▸ **Listing**:
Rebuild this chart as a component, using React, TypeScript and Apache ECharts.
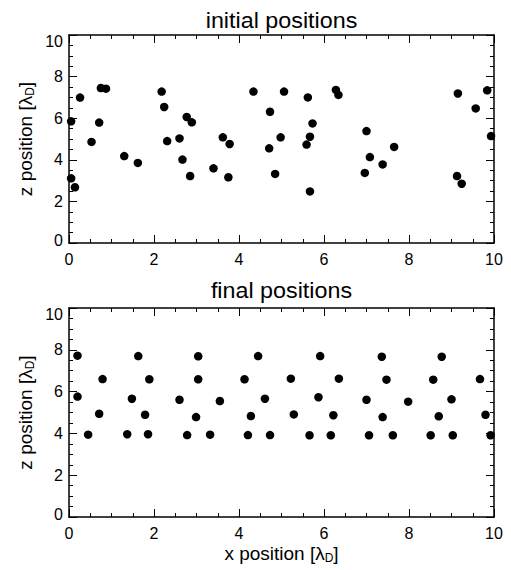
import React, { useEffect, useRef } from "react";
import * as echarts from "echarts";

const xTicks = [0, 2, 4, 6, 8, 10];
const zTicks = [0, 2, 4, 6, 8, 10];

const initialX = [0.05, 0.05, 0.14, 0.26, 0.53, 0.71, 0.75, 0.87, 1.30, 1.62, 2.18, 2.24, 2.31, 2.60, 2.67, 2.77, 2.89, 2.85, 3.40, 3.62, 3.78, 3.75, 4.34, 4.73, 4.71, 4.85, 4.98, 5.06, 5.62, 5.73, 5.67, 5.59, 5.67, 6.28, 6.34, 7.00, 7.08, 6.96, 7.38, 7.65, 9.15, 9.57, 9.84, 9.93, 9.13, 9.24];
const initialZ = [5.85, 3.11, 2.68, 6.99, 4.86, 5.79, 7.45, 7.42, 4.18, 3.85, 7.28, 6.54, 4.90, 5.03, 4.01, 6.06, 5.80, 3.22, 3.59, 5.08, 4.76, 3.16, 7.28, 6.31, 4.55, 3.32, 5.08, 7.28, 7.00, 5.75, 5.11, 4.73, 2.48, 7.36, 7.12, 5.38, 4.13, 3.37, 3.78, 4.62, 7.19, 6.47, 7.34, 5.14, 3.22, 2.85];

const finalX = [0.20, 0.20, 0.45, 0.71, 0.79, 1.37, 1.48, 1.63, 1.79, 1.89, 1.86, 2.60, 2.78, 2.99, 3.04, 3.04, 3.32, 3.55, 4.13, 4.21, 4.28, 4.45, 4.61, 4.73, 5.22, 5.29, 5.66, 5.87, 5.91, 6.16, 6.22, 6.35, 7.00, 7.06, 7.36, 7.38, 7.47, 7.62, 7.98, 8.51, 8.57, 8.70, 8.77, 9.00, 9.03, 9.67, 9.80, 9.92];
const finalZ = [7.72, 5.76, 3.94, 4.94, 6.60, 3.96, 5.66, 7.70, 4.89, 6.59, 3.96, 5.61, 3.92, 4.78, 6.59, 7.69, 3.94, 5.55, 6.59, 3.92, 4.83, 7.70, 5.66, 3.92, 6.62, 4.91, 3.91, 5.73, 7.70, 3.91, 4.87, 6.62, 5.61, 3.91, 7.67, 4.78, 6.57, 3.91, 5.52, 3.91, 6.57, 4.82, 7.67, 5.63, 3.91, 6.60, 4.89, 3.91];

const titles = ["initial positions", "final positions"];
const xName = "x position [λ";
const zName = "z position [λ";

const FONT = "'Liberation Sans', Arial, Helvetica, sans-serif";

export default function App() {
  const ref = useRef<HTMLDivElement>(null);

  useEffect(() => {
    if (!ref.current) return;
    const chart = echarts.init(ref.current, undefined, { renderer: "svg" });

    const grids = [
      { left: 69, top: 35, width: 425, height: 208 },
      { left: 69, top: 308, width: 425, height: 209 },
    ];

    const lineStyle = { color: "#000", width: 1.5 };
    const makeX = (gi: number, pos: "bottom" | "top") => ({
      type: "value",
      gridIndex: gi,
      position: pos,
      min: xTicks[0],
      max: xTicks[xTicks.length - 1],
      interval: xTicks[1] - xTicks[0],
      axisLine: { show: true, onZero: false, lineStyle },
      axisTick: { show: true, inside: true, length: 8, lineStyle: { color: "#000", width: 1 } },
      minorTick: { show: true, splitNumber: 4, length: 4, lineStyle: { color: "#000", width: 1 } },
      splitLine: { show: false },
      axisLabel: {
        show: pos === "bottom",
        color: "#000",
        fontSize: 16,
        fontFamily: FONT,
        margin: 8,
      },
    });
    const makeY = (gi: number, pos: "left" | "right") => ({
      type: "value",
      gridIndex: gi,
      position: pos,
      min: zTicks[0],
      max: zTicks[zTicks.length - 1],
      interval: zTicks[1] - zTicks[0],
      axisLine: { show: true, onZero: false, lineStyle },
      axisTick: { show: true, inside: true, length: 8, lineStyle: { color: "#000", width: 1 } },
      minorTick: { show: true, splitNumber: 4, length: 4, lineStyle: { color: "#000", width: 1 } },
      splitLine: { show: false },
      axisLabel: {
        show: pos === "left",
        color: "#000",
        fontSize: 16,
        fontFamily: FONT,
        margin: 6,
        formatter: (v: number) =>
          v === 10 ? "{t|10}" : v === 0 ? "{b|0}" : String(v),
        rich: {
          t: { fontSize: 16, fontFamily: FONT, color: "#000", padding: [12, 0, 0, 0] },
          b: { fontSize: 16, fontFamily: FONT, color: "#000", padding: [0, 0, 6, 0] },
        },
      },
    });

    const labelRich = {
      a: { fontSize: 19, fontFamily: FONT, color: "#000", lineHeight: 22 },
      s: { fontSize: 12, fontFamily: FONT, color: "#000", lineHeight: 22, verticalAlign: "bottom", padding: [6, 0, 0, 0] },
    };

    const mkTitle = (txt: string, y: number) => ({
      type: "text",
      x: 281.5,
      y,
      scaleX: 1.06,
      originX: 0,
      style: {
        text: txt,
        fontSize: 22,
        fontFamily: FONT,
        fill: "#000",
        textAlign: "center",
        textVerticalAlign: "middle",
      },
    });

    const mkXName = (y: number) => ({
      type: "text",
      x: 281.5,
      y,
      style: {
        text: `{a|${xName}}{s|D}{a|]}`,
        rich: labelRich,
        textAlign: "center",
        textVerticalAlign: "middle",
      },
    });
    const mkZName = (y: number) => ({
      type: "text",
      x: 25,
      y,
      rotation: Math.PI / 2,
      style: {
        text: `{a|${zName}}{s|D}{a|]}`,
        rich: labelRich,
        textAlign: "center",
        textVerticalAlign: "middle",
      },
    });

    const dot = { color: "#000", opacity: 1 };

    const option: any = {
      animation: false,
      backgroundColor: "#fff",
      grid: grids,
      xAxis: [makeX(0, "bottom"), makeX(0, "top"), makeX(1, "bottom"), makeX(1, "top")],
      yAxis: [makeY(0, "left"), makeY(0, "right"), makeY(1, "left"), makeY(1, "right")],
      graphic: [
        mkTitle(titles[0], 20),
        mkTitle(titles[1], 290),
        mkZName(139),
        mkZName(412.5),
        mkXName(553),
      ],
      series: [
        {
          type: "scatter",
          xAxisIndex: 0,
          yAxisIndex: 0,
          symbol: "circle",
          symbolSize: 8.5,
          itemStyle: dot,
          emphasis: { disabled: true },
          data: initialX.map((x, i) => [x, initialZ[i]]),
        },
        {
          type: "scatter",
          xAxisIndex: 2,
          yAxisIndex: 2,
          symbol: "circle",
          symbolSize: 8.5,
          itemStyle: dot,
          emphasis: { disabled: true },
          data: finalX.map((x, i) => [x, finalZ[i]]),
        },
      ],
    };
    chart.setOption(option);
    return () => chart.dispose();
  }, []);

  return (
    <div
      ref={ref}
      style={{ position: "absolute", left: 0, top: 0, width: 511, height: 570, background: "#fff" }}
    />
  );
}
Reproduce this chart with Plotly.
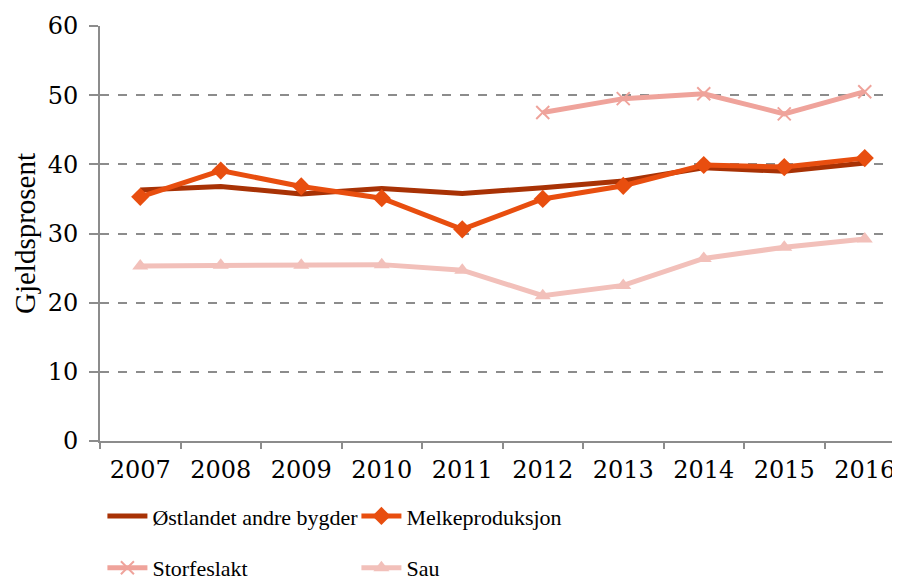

▸ **Task to complete**: Restate the data word for word from its first line through the line with "6.60, 4.89, 3.91];", leaving out any picture along the way.

▸ **The output**:
Rebuild this chart as a component, using React, TypeScript and Apache ECharts.
import React, { useEffect, useRef } from "react";
import * as echarts from "echarts";

const xTicks = [0, 2, 4, 6, 8, 10];
const zTicks = [0, 2, 4, 6, 8, 10];

const initialX = [0.05, 0.05, 0.14, 0.26, 0.53, 0.71, 0.75, 0.87, 1.30, 1.62, 2.18, 2.24, 2.31, 2.60, 2.67, 2.77, 2.89, 2.85, 3.40, 3.62, 3.78, 3.75, 4.34, 4.73, 4.71, 4.85, 4.98, 5.06, 5.62, 5.73, 5.67, 5.59, 5.67, 6.28, 6.34, 7.00, 7.08, 6.96, 7.38, 7.65, 9.15, 9.57, 9.84, 9.93, 9.13, 9.24];
const initialZ = [5.85, 3.11, 2.68, 6.99, 4.86, 5.79, 7.45, 7.42, 4.18, 3.85, 7.28, 6.54, 4.90, 5.03, 4.01, 6.06, 5.80, 3.22, 3.59, 5.08, 4.76, 3.16, 7.28, 6.31, 4.55, 3.32, 5.08, 7.28, 7.00, 5.75, 5.11, 4.73, 2.48, 7.36, 7.12, 5.38, 4.13, 3.37, 3.78, 4.62, 7.19, 6.47, 7.34, 5.14, 3.22, 2.85];

const finalX = [0.20, 0.20, 0.45, 0.71, 0.79, 1.37, 1.48, 1.63, 1.79, 1.89, 1.86, 2.60, 2.78, 2.99, 3.04, 3.04, 3.32, 3.55, 4.13, 4.21, 4.28, 4.45, 4.61, 4.73, 5.22, 5.29, 5.66, 5.87, 5.91, 6.16, 6.22, 6.35, 7.00, 7.06, 7.36, 7.38, 7.47, 7.62, 7.98, 8.51, 8.57, 8.70, 8.77, 9.00, 9.03, 9.67, 9.80, 9.92];
const finalZ = [7.72, 5.76, 3.94, 4.94, 6.60, 3.96, 5.66, 7.70, 4.89, 6.59, 3.96, 5.61, 3.92, 4.78, 6.59, 7.69, 3.94, 5.55, 6.59, 3.92, 4.83, 7.70, 5.66, 3.92, 6.62, 4.91, 3.91, 5.73, 7.70, 3.91, 4.87, 6.62, 5.61, 3.91, 7.67, 4.78, 6.57, 3.91, 5.52, 3.91, 6.57, 4.82, 7.67, 5.63, 3.91, 6.60, 4.89, 3.91];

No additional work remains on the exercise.